FIG. 8 further illustrates slide-back guard 19 which may include a spring device 22 with spring tongues 23 which prevent sliding back after cable 4 is pushed in since the spring tongues lie against insulating layer 13 of conductor 6 at an oblique angle and, if withdrawal is attempted, bury themselves further into insulating layer 13 of cable 4 while the outer ends of the spring tongues are supported on a ledge 26 in connection housing 3.
FIG. 9 shows, in a schematic cross-section, a further construction of a cable connection 1 in which cable 4 need not be stripped. Cable 4 pushed into connection housing 3 is surrounded radially with insulating layer 13 by spring device 8 which may in turn be configured here as spring sleeve 9. At the same time, spring sleeve 9 may have a slot 21 or may also completely surround insulating layer 13. After the insertion of contact needle 7 in conductor 6, said conductor 6 is expanded radially due to the additional volume of contact needle 7 as a result of which insulating layer 13 serves as a spring-elastic accumulator 14.

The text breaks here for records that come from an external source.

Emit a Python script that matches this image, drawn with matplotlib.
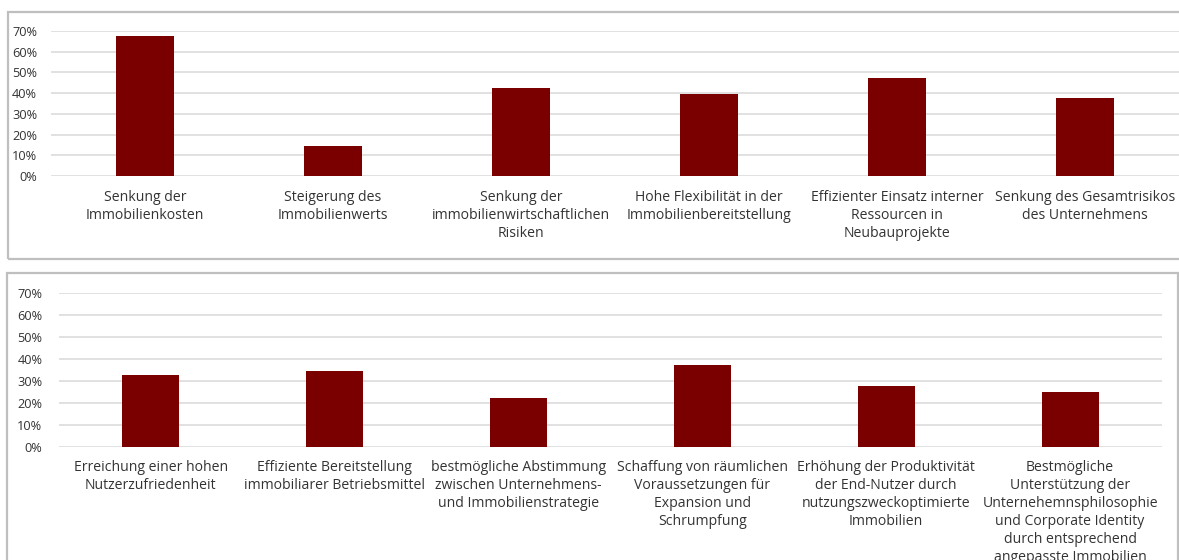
import matplotlib
matplotlib.use("Agg")
import matplotlib.pyplot as plt
from matplotlib.patches import Rectangle
from matplotlib.ticker import PercentFormatter

# values (share of respondents)
top_labels = [
    "Senkung der\nImmobilienkosten",
    "Steigerung des\nImmobilienwerts",
    "Senkung der\nimmobilienwirtschaftlichen\nRisiken",
    "Hohe Flexibilität in der\nImmobilienbereitstellung",
    "Effizienter Einsatz interner\nRessourcen in\nNeubauprojekte",
    "Senkung des Gesamtrisikos\ndes Unternehmens",
]
top_values = [0.675, 0.145, 0.425, 0.397, 0.475, 0.375]

bottom_labels = [
    "Erreichung einer hohen\nNutzerzufriedenheit",
    "Effiziente Bereitstellung\nimmobiliarer Betriebsmittel",
    "bestmögliche Abstimmung\nzwischen Unternehmens-\nund Immobilienstrategie",
    "Schaffung von räumlichen\nVoraussetzungen für\nExpansion und\nSchrumpfung",
    "Erhöhung der Produktivität\nder End-Nutzer durch\nnutzungszweckoptimierte\nImmobilien",
    "Bestmögliche\nUnterstützung der\nUnternehemnsphilosophie\nund Corporate Identity\ndurch entsprechend\nangepasste Immobilien",
]
bottom_values = [0.329, 0.347, 0.226, 0.374, 0.277, 0.251]

yticks = [0, 0.1, 0.2, 0.3, 0.4, 0.5, 0.6, 0.7]

BAR = "#7a0000"
GRID = "#d9d9d9"
BORDER = "#bfbfbf"

plt.rcParams["font.family"] = ["Open Sans", "DejaVu Sans"]

W, H = 1179, 560
fig = plt.figure(figsize=(W / 100, H / 100), dpi=100)


def px_axes(x0, x1, y_top, y_bot):
    # pixel box -> figure fraction
    return fig.add_axes([x0 / W, (H - y_bot) / H, (x1 - x0) / W, (y_bot - y_top) / H])


def panel(ax, labels, values, pad_y, pad_x):
    x = range(len(values))
    ax.bar(x, values, width=0.31, color=BAR, zorder=3)
    ax.set_xlim(-0.5, len(values) - 0.5)
    ax.set_ylim(0, 0.7)
    ax.set_yticks(yticks)
    ax.yaxis.set_major_formatter(PercentFormatter(1.0, decimals=0))
    ax.set_xticks(list(x))
    ax.set_xticklabels(labels, fontsize=10.1, color="#333333", linespacing=1.28, va="top")
    ax.tick_params(axis="x", length=0, pad=pad_x)
    ax.tick_params(axis="y", length=0, pad=pad_y, labelsize=9.2, labelcolor="#333333")
    ax.grid(axis="y", color=GRID, linewidth=1.1, zorder=0)
    for s in ax.spines.values():
        s.set_visible(False)
    ax.set_facecolor("none")


# panel frames
fig.patches.append(Rectangle((8 / W, (H - 259) / H), 1.0, 247 / H, transform=fig.transFigure,
                             fill=False, edgecolor=BORDER, linewidth=1.6))
fig.patches.append(Rectangle((7 / W, -0.05), (1178 - 7) / W, (H - 272.5) / H + 0.05,
                             transform=fig.transFigure, fill=False, edgecolor=BORDER, linewidth=1.6))

ax1 = px_axes(51, 1179, 31, 176)
panel(ax1, top_labels, top_values, pad_y=10, pad_x=10)

ax2 = px_axes(59, 1162, 293.3, 447.3)
panel(ax2, bottom_labels, bottom_values, pad_y=12, pad_x=9)

fig.savefig("out.png", dpi=100)
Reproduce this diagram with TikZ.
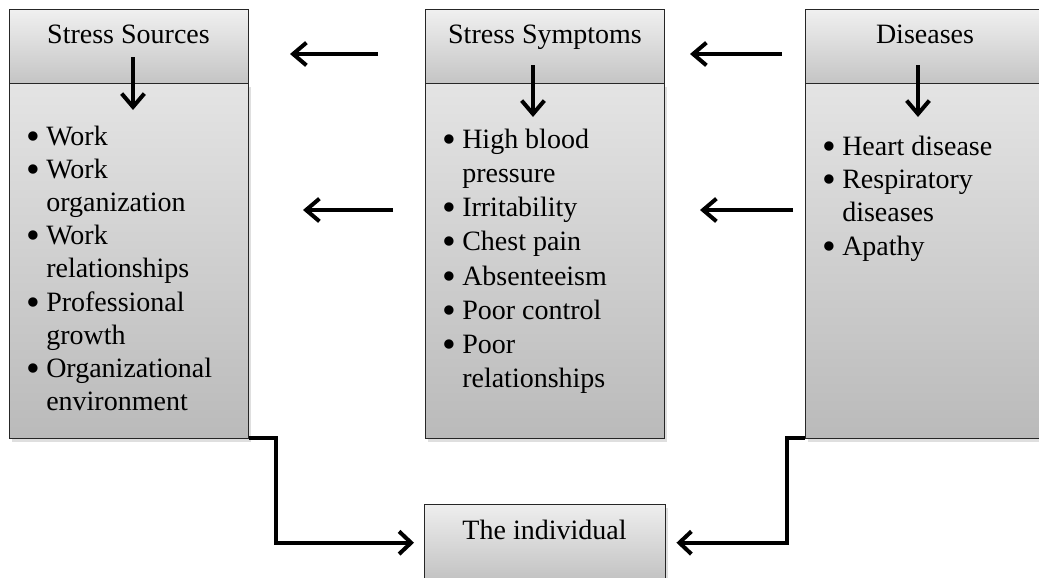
\documentclass[tikz,border=0pt]{standalone}
\usepackage{graphicx}
\usepackage{fontspec}
\setmainfont{Liberation Serif}
\usetikzlibrary{arrows.meta,shadows}
\definecolor{hdtop}{HTML}{F0F0F0}
\definecolor{hdbot}{HTML}{C4C4C4}
\definecolor{bdtop}{HTML}{E4E4E4}
\definecolor{bdbot}{HTML}{BABABA}
\definecolor{intop}{HTML}{EEEEEE}
\definecolor{inbot}{HTML}{C2C2C2}
\newcommand{\itemdot}{\makebox[15pt][l]{\raisebox{-3pt}{\scalebox{1.4}{\textbullet}}}}
\newcommand{\itemgap}{\hspace*{15pt}}
\begin{document}
\begin{tikzpicture}[x=0.75pt,y=-0.75pt,
  box/.style={draw=black!85, line width=1.1pt, inner sep=0pt, anchor=north west,
    minimum width=179.25pt, shading=axis},
  hdr/.style={box, minimum height=55.5pt, top color=hdtop, bottom color=hdbot},
  bdy/.style={box, minimum height=266.25pt, top color=bdtop, bottom color=bdbot,
    drop shadow={opacity=0.25, shadow xshift=1.5pt, shadow yshift=-2.5pt}},
  ttl/.style={anchor=base, inner sep=0pt, font=\fontsize{21}{25}\selectfont},
  lst/.style={anchor=base west, inner sep=0pt},
  arr/.style={line width=3pt, -{Straight Barb[length=10pt,width=17pt,line width=3pt]}},
  conn/.style={line width=3pt, line join=miter, -{Straight Barb[length=9pt,width=17pt,line width=3pt]}},
]
\useasboundingbox (0,0) rectangle (1039,578);
\clip (0,0) rectangle (1039,578);

% bodies
\node[bdy] (b1) at (9,83) {};
\node[bdy] (b2) at (425,83) {};
\node[bdy] (b3) at (805,83) {};
% headers
\node[hdr] (h1) at (9,9) {};
\node[hdr] (h2) at (425,9) {};
\node[hdr] (h3) at (805,9) {};
% individual
\node[box, minimum width=180.75pt, minimum height=57pt, top color=intop, bottom color=inbot,
  drop shadow={opacity=0.25, shadow xshift=1.5pt, shadow yshift=-2.5pt}] (ind) at (424,504) {};

% titles
\node[ttl] (t1) at (128.5,43) {Stress Sources};
\node[ttl] (t2) at (545,43) {Stress Symptoms};
\node[ttl] (t3) at (925,43) {Diseases};
\node[ttl] (t4) at (544.5,539) {The individual};

% lists
\node[lst, font=\fontsize{21}{24.9}\selectfont] (l1) at (26,145) {%
\begin{tabular}[t]{@{}l@{}}
\itemdot Work\\
\itemdot Work\\
\itemgap organization\\
\itemdot Work\\
\itemgap relationships\\
\itemdot Professional\\
\itemgap growth\\
\itemdot Organizational\\
\itemgap environment
\end{tabular}};
\node[lst, font=\fontsize{21}{25.7}\selectfont] (l2) at (442,148) {%
\begin{tabular}[t]{@{}l@{}}
\itemdot High blood\\
\itemgap pressure\\
\itemdot Irritability\\
\itemdot Chest pain\\
\itemdot Absenteeism\\
\itemdot Poor control\\
\itemdot Poor\\
\itemgap relationships
\end{tabular}};
\node[lst, font=\fontsize{21}{25}\selectfont] (l3) at (822,155) {%
\begin{tabular}[t]{@{}l@{}}
\itemdot Heart disease\\
\itemdot Respiratory\\
\itemgap diseases\\
\itemdot Apathy
\end{tabular}};

% down arrows
\coordinate (d1s) at (133,57);  \coordinate (d1e) at (133,110);
\coordinate (d2s) at (533,65);  \coordinate (d2e) at (533,117);
\coordinate (d3s) at (918,65);  \coordinate (d3e) at (918,117);
\draw[arr] (d1s) -- (d1e);
\draw[arr] (d2s) -- (d2e);
\draw[arr] (d3s) -- (d3e);

% horizontal arrows
\coordinate (a1s) at (378,54);  \coordinate (a1e) at (290,54);
\coordinate (a2s) at (782,54);  \coordinate (a2e) at (690,54);
\coordinate (a3s) at (393,210); \coordinate (a3e) at (303,210);
\coordinate (a4s) at (793,210); \coordinate (a4e) at (700,210);
\draw[arr] (a1s) -- (a1e);
\draw[arr] (a2s) -- (a2e);
\draw[arr] (a3s) -- (a3e);
\draw[arr] (a4s) -- (a4e);

% connectors to the individual
\draw[conn, shorten >=7.5pt] ([yshift=1pt]b1.south east) -- ++(27,0) |- (ind.west);
\draw[conn, shorten >=7.5pt] ([yshift=1pt]b3.south west) -- ++(-18,0) |- (ind.east);
\end{tikzpicture}
\end{document}
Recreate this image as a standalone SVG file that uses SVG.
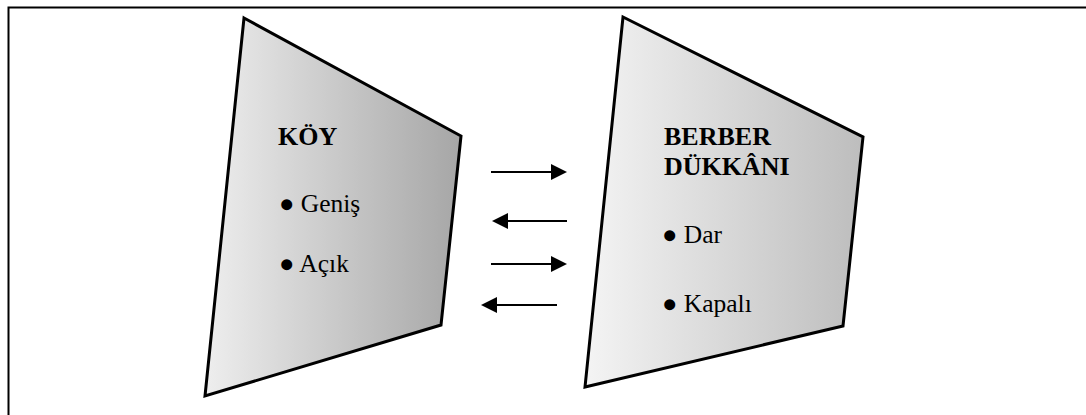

Even in the event of mechanical settlement phenomena or the like, the spring-elastic force of the insulating layer which is supported by surrounding spring device 8 is sufficient to facilitate a permanently impervious and reliable connection.
Overall, the invention provides a reliable cable connection 1 which permanently and securely facilitates an electrical contact between a connection cable 4 and a contact needle 7 and is configured, for example, as a plug-in connection. The connection can transfer high currents at high voltages and can be operated maintenance-free over long periods.